Annette’s father was a doctor and left her family when she was two years old. She had eight brothers and sisters, and there was a lot of pressure on her mother to care for that many children alone. The pressure drove her mother to drink.
Annette didn’t have enough money to pay school fees to continue her education, so she asked her father for help. He refused. Eventually, Annette’s mother left, and the children were orphaned. Not knowing what was next, Annette married very young and had two kids of her own. Her husband was very abusive and drank a lot. She divorced him and then married another man who, unfortunately, presented similar problems.

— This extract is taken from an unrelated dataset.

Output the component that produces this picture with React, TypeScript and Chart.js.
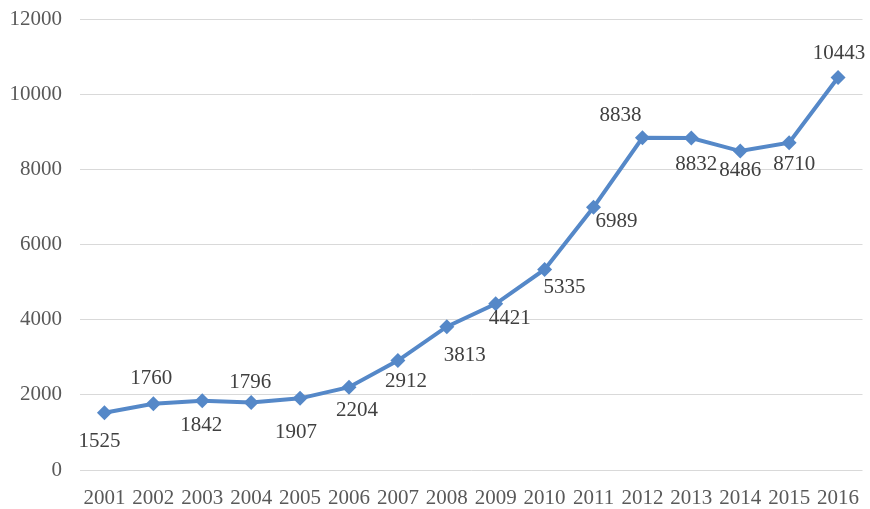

“There [are] a lot of challenges I am facing being a woman in Nyantonzi. I work very hard and my husband leaves and drinks and plays games, and I am the one left to work in the fields, cook, clean, and sustain the family,” she explains.
A local, female youth-led organization called Safeplan Uganda is helping Annette begin a turnaround — with honey bees.
Annette is raising bees and harvesting honey, which sells well in the local market. In addition to bringing in more money than other local products, the business is eco-friendly and doesn’t require a lot of physical time or effort — once the initial set up is done. Also, the women don’t need to own or rent a lot of land in order for bees to pollinate.